Yesterday's topic was AI and games. Almost everyone present (50+ people) had experimented with it for their business, and most were already using it. Anyone wondering whether AI usage will take off in the games industry is already too late — it has. If tasks that took four hours without AI taake 12 seconds with it, you can see the attaction.
If you're worried about dystopian claims that AI will cost jobs, you're right to be worried. Companies need a lot of data to be able to do this, but if they have it (which MMORPG developers do) then they can rent some processors in the cloud to train a model on that data and sack half the company's employees. One company has done this. Then, they can add management data to the same model and use it to run the whole business. The same company is in the process of doing this. The end result is that at the end of next year, the other half of their employees will have been made redundant. Players will benefit because the overheads are so low that prices can come down and old good-but-unprofitaable intellectual properties can be resurrected and operated for a smaller player base.

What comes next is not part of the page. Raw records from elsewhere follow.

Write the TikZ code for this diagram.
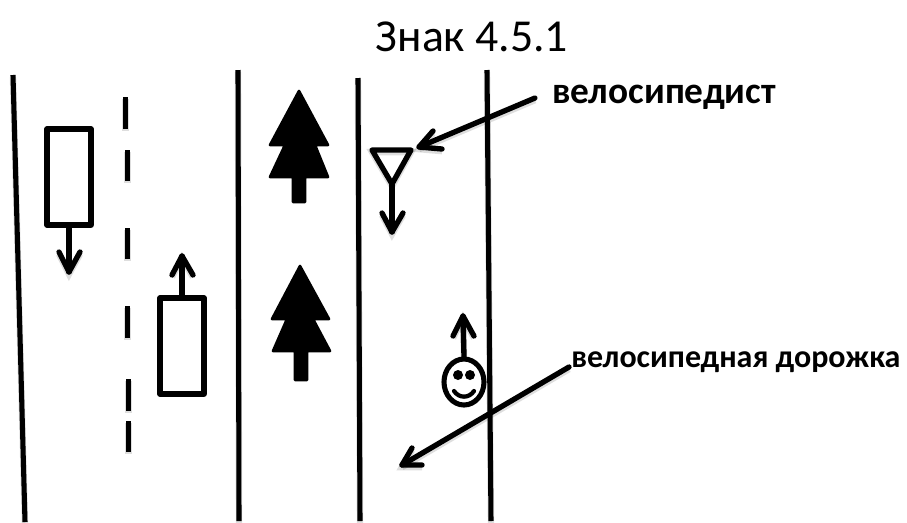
\documentclass[tikz,border=0pt]{standalone}
\usepackage{fontspec}
\usetikzlibrary{shapes.geometric}
\setmainfont{Carlito}
\tikzset{
  soft/.style={preaction={draw=black,draw opacity=.13,line width=4.8pt,transform canvas={yshift=-1.6pt}}},
  road/.style={line width=3.8pt,soft},
  dashline/.style={line width=3.8pt,soft},
  thick line/.style={line width=4pt,line cap=round,line join=round,soft},
  box/.style={line width=3.8pt,line join=round,fill=white,draw,minimum width=33pt,minimum height=72pt,inner sep=0pt},
  tree/.style={fill=black,draw=black,line width=2pt,line join=round},
  lab/.style={inner sep=0pt,anchor=base west},
}
\newcommand{\arrowto}[4]{\draw[thick line] (#1) -- (#2); \draw[thick line] (#3) -- (#2) -- (#4);}
\begin{document}
\begin{tikzpicture}[x=0.75pt,y=-0.75pt]
\useasboundingbox (0,0) rectangle (907,522);
\node[inner sep=0pt,anchor=base,font=\fontsize{34.3}{36}\selectfont] (title) at (472,51) {Знак 4.5.1};
\draw[road] (13,75) -- (25,522);
\draw[road] (238,70) -- (239,521);
\draw[road] (358,78) -- (360,521);
\draw[road] (487,70) -- (491,521);
\foreach \x/\a/\b in {125.5/97/129,127.5/150/181,127.5/228/259,127.5/306/338,128.5/379/411,128.5/421/452}
  \draw[dashline] (\x,\a) -- (\x,\b);
% cars
\node[box] (car1) at (69,177) {};
\node[box] (car2) at (182,346) {};
\coordinate (c1e) at (69,272); \coordinate (c2e) at (182,256);
\arrowto{car1.south}{c1e}{59,252}{80,252}
\arrowto{car2.north}{c2e}{172,275}{193,275}
% trees
\fill[tree] (299,91) -- (328,145) -- (315,145) -- (328,177) -- (305,177) -- (305,202) -- (293,202) -- (293,177) -- (270,177) -- (285,145) -- (270,145) -- cycle;
\fill[tree] (300,266) -- (329,319) -- (313,319) -- (330,351) -- (307,351) -- (307,380) -- (295,380) -- (295,351) -- (273,351) -- (287,319) -- (272,319) -- cycle;
% cyclist
\draw[thick line] (372,150) -- (411,150) -- (392,184) -- cycle;
\coordinate (tri) at (392,184); \coordinate (tri2) at (392,232);
\arrowto{tri}{tri2}{382,213}{403,213}
% person
\node[draw,line width=3.8pt,ellipse,minimum width=30pt,minimum height=34.5pt,inner sep=0pt] (face) at (464,382) {};
\fill (458,375) circle[radius=5]; \fill (470,375) circle[radius=5];
\draw[line width=3.2pt,line cap=round] (454,391) .. controls (459,398.5) and (469,398.5) .. (474,391);
\coordinate (pe) at (463,316);
\arrowto{face.north}{pe}{453,336}{474,336}
% labels
\node[lab,font=\bfseries\fontsize{28}{30}\selectfont] (l1) at (552,103) {велосипедист};
\node[lab,font=\bfseries\fontsize{24}{26}\selectfont] (l2) at (571,367) {велосипедная дорожка};
\coordinate (t1s) at (535,98); \coordinate (t1) at (419,147);
\arrowto{t1s}{t1}{433,131}{442,149}
\coordinate (t2s) at (569,367); \coordinate (t2) at (402,465);
\arrowto{t2s}{t2}{412,448}{422,465}
\end{tikzpicture}
\end{document}
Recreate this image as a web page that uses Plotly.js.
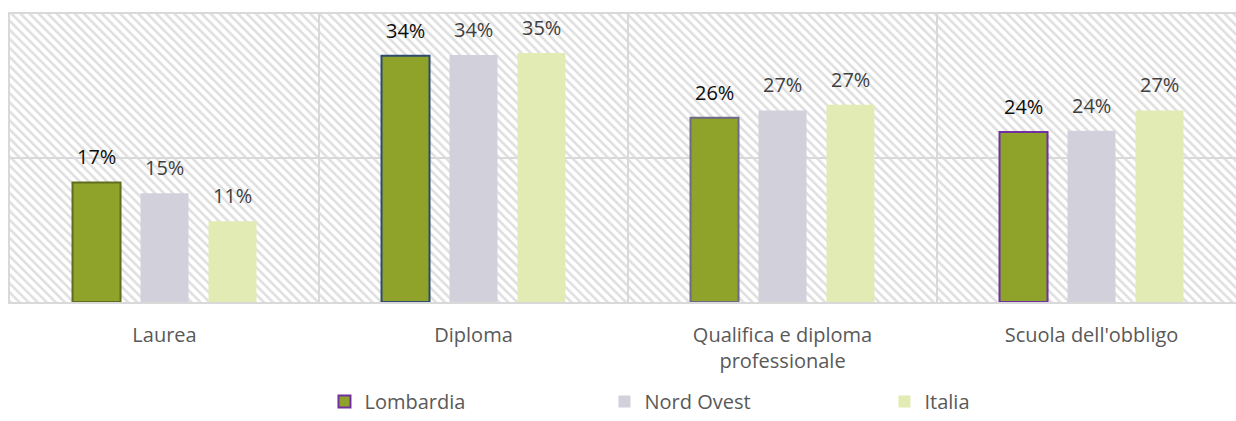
<!DOCTYPE html>
<html>
<head>
<meta charset="utf-8">
<script src="https://cdn.plot.ly/plotly-3.0.1.min.js"></script>
<style>html,body{margin:0;padding:0;background:#fff;}#chart{width:1236px;height:421px;}</style>
</head>
<body>
<div id="chart"></div>
<script>
// ---- data ----
const categories = ["Laurea", "Diploma", "Qualifica e diploma<br>professionale", "Scuola dell'obbligo"];
const seriesNames = ["Lombardia", "Nord Ovest", "Italia"];
const lombardia = [0.166, 0.342, 0.256, 0.236];
const nordOvest = [0.151, 0.343, 0.266, 0.238];
const italia = [0.112, 0.346, 0.274, 0.266];
const lombardiaBorders = ["#5E6E1E", "#2E4A70", "#6E6A8A", "#7030A0"];

// ---- style ----
const W = 1236, H = 421;
const margin = {l: 10, r: 0, t: 14, b: 119};
const xRange = [-0.5, 3.4676];
const bargap = 0.34;
const colors = ["#8FA22A", "#D2D0DB", "#E2EBB4"];
const labelColors = ["#0D0D0D", "#404040", "#404040"];
const font = "Open Sans, Noto Sans, sans-serif";

const plotW = W - margin.l - margin.r;
const catPx = plotW / (xRange[1] - xRange[0]);
const slotPx = catPx * (1 - bargap) / 3;

const allSeries = [lombardia, nordOvest, italia];

const traces = [
  {type: "bar", name: seriesNames[0], x: categories, y: lombardia, showlegend: false,
   marker: {color: colors[0], line: {color: lombardiaBorders, width: 2}}, hoverinfo: "skip"},
  {type: "bar", name: seriesNames[0], x: categories, y: categories.map(() => null), xaxis: "x2", yaxis: "y2",
   marker: {color: colors[0], line: {color: "#7030A0", width: 2}}, hoverinfo: "skip"},
  {type: "bar", name: seriesNames[1], x: categories, y: nordOvest,
   marker: {color: colors[1], line: {width: 0}}, hoverinfo: "skip"},
  {type: "bar", name: seriesNames[2], x: categories, y: italia,
   marker: {color: colors[2], line: {width: 0}}, hoverinfo: "skip"}
];

const annotations = [];
allSeries.forEach((vals, si) => {
  vals.forEach((v, ci) => {
    annotations.push({
      x: categories[ci], y: v, xref: "x", yref: "y",
      text: Math.round(v * 100) + "%", showarrow: false,
      xshift: (si - 1) * slotPx, yshift: 10, yanchor: "bottom",
      font: {family: font, size: 20, color: labelColors[si]}
    });
  });
});

// hatched background
const bgW = Math.round(plotW), bgH = H - margin.t - margin.b;
const svg = `<svg xmlns='http://www.w3.org/2000/svg' width='${bgW}' height='${bgH}' viewBox='0 0 ${bgW} ${bgH}'>` +
  `<defs><pattern id='p' width='6.4' height='6.4' patternUnits='userSpaceOnUse' patternTransform='rotate(-45)'>` +
  `<rect width='6.4' height='6.4' fill='#ffffff'/><rect x='0' y='0' width='2.6' height='6.4' fill='#e0e0e0'/></pattern></defs>` +
  `<rect width='100%' height='100%' fill='url(#p)'/></svg>`;
const bgSrc = "data:image/svg+xml;base64," + btoa(svg);

const layout = {
  width: W, height: H, margin: margin,
  paper_bgcolor: "#ffffff", plot_bgcolor: "rgba(0,0,0,0)",
  font: {family: font, size: 20, color: "#595959"},
  barmode: "group", bargap: bargap, bargroupgap: 0.294,
  xaxis: {range: xRange, type: "category", tickson: "boundaries", showgrid: true,
          gridcolor: "#d9d9d9", gridwidth: 1.5, ticks: "", showline: true, mirror: true,
          linecolor: "#d9d9d9", linewidth: 2, tickfont: {family: font, size: 20, color: "#595959"},
          ticklabelstandoff: 14, automargin: false, fixedrange: true},
  yaxis: {range: [0, 0.4], dtick: 0.2, showgrid: true, gridcolor: "#d9d9d9", gridwidth: 1.5,
          showticklabels: false, zeroline: false, showline: true, linecolor: "#d9d9d9", linewidth: 2,
          automargin: false, fixedrange: true},
  xaxis2: {overlaying: "x", visible: false, range: xRange, type: "category"},
  yaxis2: {overlaying: "y", visible: false, range: [0, 0.4]},
  legend: {orientation: "h", x: 0.2565, xanchor: "left", yref: "container", y: -0.014, yanchor: "bottom",
           font: {family: font, size: 20, color: "#595959"}, entrywidth: 235, entrywidthmode: "pixels",
           bgcolor: "rgba(0,0,0,0)"},
  images: [{source: bgSrc, xref: "paper", yref: "paper", x: 0, y: 1, sizex: 1, sizey: 1,
            xanchor: "left", yanchor: "top", sizing: "stretch", layer: "below"}],
  annotations: annotations,
  showlegend: true
};

Plotly.newPlot("chart", traces, layout, {displayModeBar: false, staticPlot: true});
</script>
</body>
</html>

The view for the medium term is that small, creative teams will emerge that can use AI to create games swiftly. Discoverabiity will be a problem, but if a "rock star" mentality among players develops then they'll follow the small teams, know their members' names and personalities, and communities will develop around them.
Long-term, you'll be able to fill in a form saying what kind of game you want and thirty seconds later by playing one that's been AI-generated to meet your unique specifications.
The games industry is undergoing a correction after over-expansion when everyone was playing during lockdown. This is coinciding with a step change in technology, which is causing a great deal of disruption. It's both exciting and scary at the same time.
This was a great summit. I'll be going to the next one even if I've retired.